GOAL:
Pull each line containing "chart" out of the data and copy it.

INFORMATION PROVIDED:
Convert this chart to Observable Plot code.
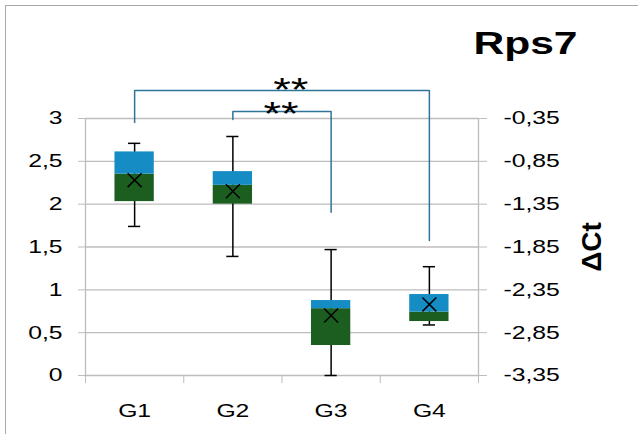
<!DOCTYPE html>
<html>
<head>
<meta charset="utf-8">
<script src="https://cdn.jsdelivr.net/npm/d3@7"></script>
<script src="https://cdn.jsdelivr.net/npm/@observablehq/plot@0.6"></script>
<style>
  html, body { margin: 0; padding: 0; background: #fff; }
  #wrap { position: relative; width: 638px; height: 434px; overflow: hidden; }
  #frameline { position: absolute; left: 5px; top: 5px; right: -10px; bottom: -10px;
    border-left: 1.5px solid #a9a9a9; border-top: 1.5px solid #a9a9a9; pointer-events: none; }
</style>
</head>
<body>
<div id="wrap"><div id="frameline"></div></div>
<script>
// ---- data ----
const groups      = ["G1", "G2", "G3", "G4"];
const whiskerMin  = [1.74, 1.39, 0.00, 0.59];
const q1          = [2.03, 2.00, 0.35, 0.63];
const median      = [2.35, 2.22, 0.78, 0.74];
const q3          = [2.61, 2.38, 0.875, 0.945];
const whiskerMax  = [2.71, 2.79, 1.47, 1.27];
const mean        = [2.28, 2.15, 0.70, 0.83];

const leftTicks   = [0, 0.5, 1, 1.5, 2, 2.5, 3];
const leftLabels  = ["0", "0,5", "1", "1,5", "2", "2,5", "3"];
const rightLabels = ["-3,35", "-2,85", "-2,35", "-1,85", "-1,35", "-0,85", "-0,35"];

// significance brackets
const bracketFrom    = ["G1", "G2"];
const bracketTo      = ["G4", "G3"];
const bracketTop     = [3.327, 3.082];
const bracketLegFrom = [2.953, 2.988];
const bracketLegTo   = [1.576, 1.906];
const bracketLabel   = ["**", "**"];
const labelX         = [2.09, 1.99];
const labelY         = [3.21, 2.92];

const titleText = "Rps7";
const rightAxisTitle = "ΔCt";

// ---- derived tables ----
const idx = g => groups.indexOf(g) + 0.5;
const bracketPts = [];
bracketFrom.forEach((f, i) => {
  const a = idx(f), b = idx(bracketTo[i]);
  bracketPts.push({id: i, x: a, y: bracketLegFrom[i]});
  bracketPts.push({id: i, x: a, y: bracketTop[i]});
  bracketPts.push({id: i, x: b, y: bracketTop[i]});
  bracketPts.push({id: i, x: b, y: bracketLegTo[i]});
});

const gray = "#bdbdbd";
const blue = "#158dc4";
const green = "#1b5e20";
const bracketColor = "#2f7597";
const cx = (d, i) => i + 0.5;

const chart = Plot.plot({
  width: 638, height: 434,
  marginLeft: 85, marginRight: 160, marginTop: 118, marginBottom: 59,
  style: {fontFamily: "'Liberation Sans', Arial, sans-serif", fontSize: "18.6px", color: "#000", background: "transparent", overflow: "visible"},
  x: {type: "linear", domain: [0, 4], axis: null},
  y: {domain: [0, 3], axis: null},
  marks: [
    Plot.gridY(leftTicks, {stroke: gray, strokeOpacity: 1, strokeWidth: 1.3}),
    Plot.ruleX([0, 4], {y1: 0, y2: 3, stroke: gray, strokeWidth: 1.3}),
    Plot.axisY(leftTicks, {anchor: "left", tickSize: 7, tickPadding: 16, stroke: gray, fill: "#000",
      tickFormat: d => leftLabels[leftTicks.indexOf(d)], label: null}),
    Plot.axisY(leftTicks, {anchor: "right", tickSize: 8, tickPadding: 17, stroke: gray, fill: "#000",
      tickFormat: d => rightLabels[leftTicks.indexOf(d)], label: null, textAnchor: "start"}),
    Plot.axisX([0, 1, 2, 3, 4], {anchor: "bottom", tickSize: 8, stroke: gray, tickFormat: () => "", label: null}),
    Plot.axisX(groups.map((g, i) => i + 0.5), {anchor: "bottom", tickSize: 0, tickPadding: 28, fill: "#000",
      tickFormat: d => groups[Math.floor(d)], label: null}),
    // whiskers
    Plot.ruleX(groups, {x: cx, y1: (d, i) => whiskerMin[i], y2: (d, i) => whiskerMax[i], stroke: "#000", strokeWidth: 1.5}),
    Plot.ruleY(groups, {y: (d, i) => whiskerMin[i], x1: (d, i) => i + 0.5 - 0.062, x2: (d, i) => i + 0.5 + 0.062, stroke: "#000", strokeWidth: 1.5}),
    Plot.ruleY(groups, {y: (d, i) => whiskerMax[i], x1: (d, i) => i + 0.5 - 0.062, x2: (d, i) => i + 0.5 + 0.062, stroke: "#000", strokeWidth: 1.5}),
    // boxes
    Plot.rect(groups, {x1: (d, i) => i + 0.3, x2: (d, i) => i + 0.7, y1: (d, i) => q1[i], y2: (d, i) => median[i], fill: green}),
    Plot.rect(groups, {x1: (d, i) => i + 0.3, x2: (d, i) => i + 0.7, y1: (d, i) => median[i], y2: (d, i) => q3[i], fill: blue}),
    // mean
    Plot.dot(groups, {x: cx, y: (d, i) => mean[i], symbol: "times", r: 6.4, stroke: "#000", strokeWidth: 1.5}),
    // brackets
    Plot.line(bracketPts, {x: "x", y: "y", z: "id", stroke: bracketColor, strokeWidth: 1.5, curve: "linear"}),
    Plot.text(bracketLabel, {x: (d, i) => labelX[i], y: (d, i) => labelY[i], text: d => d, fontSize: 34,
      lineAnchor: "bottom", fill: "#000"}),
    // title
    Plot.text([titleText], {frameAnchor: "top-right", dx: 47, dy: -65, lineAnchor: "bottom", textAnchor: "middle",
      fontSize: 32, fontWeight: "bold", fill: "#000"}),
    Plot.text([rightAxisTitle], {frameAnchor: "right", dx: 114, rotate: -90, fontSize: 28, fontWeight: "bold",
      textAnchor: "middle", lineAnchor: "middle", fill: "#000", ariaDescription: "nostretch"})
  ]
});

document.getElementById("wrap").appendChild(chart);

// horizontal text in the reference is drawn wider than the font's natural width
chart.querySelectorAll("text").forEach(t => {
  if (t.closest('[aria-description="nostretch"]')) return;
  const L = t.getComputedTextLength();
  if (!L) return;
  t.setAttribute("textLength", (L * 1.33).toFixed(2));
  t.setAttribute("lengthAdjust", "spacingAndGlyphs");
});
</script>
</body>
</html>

ANSWER FOR THIS EXERCISE:
Convert this chart to Observable Plot code.
const chart = Plot.plot({
document.getElementById("wrap").appendChild(chart);
chart.querySelectorAll("text").forEach(t => {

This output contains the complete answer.